Extract, exactly, the lines from the line containing "Convert this diagram to TikZ code." to the line containing "(0,0) rectangle (1194,1128);", with both lines included and any pictures left out.
## BEGIN DATA
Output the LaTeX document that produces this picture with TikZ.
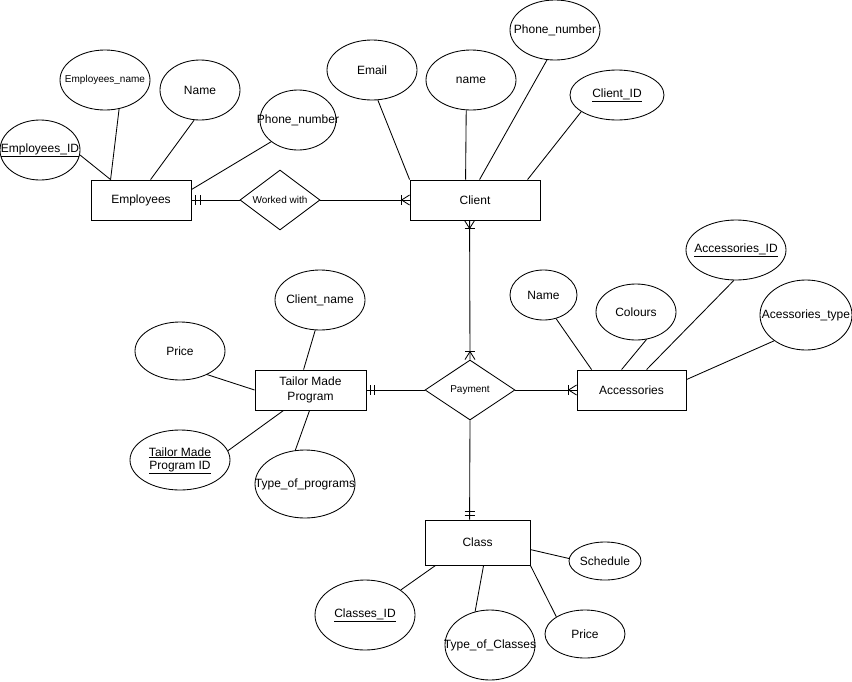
## END DATA
## BEGIN DATA
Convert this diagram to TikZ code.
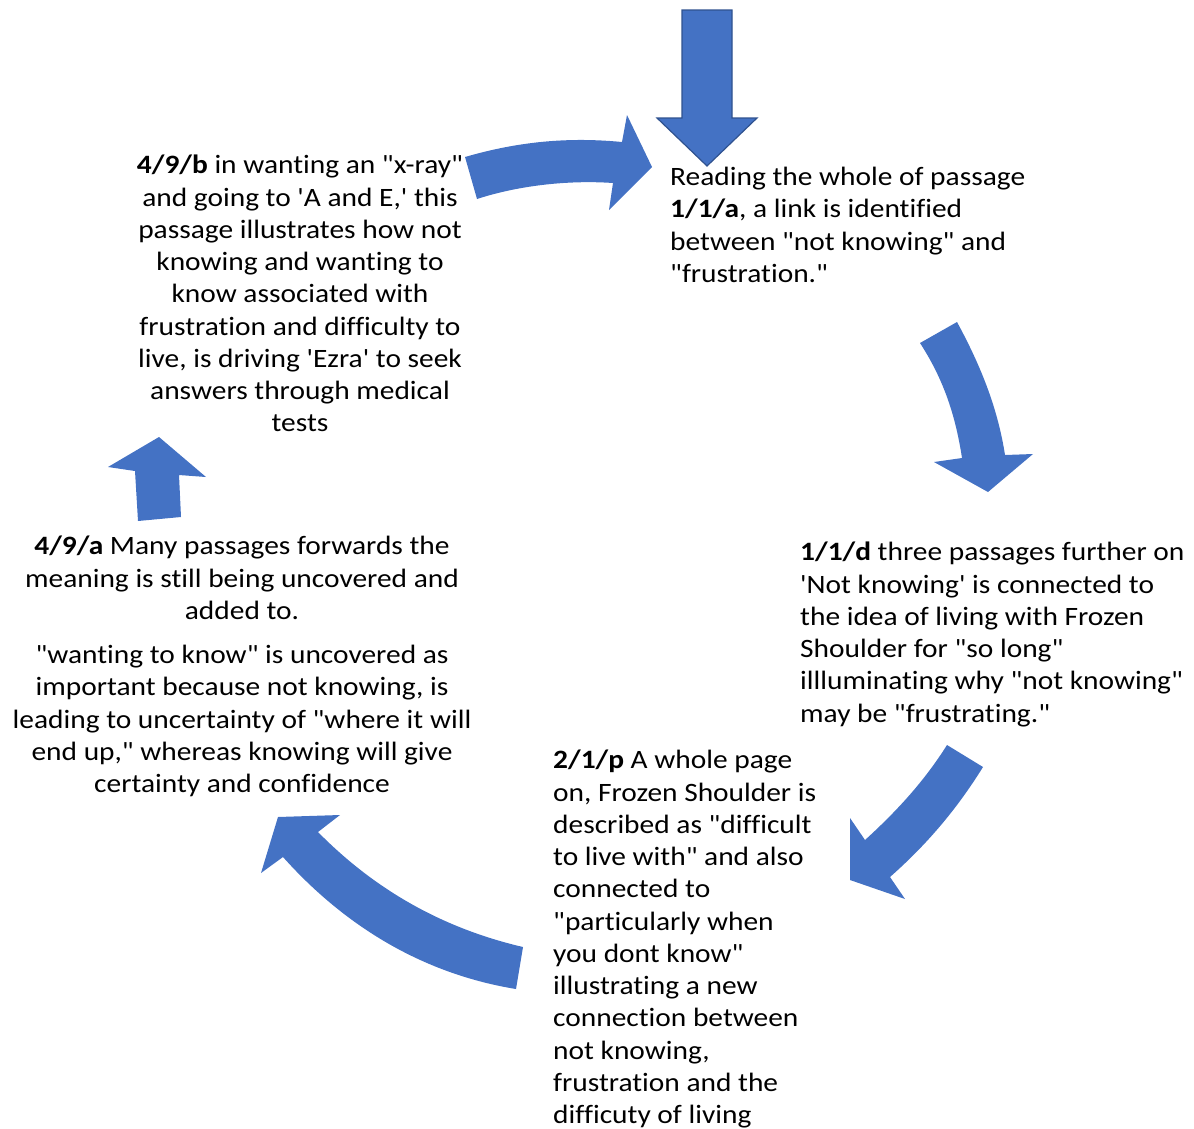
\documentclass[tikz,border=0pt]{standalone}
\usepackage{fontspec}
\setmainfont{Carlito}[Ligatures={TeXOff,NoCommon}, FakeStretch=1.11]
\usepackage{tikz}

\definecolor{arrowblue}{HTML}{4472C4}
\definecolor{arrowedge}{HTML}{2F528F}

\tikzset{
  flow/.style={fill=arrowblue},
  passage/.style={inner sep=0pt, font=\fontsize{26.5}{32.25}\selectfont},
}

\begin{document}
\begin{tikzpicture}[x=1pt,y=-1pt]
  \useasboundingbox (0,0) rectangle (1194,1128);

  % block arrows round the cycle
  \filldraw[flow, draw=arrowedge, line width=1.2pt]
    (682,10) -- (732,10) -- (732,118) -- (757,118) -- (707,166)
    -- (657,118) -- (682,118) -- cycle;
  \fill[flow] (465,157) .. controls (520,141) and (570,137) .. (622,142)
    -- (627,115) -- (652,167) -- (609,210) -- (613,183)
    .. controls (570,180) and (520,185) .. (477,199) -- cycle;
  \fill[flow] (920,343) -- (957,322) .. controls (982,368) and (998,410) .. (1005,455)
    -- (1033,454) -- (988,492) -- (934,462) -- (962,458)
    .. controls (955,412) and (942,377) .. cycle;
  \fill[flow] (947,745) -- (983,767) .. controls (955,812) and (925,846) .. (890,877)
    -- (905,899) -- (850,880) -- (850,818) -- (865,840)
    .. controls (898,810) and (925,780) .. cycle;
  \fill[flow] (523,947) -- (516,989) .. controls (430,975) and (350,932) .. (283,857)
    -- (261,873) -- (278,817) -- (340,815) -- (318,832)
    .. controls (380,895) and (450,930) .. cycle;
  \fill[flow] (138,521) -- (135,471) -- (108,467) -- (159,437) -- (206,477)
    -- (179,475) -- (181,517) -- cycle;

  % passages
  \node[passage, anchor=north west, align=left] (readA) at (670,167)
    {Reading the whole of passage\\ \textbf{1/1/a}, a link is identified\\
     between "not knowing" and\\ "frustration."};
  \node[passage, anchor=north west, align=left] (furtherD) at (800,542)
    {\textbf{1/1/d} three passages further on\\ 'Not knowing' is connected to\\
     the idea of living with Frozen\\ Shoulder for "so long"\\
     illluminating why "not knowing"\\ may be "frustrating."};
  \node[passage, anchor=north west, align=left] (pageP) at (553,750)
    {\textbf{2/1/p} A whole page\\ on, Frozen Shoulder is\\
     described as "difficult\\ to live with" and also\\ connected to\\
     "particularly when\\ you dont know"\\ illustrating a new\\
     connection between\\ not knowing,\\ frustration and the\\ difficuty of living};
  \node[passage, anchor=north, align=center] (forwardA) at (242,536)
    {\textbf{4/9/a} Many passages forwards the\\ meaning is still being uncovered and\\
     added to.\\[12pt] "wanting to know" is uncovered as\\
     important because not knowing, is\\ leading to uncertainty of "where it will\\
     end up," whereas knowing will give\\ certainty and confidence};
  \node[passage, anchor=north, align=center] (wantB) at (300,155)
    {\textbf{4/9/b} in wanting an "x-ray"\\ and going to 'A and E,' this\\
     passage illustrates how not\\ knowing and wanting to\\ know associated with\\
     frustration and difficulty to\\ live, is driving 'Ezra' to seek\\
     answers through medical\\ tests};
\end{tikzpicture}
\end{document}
## END DATA
TASK SOLUTION:
Convert this diagram to TikZ code.
\documentclass[tikz,border=0pt]{standalone}
\usepackage{fontspec}
\setmainfont{Carlito}[Ligatures={TeXOff,NoCommon}, FakeStretch=1.11]
\usepackage{tikz}

\definecolor{arrowblue}{HTML}{4472C4}
\definecolor{arrowedge}{HTML}{2F528F}

\tikzset{
  flow/.style={fill=arrowblue},
  passage/.style={inner sep=0pt, font=\fontsize{26.5}{32.25}\selectfont},
}

\begin{document}
\begin{tikzpicture}[x=1pt,y=-1pt]
  \useasboundingbox (0,0) rectangle (1194,1128);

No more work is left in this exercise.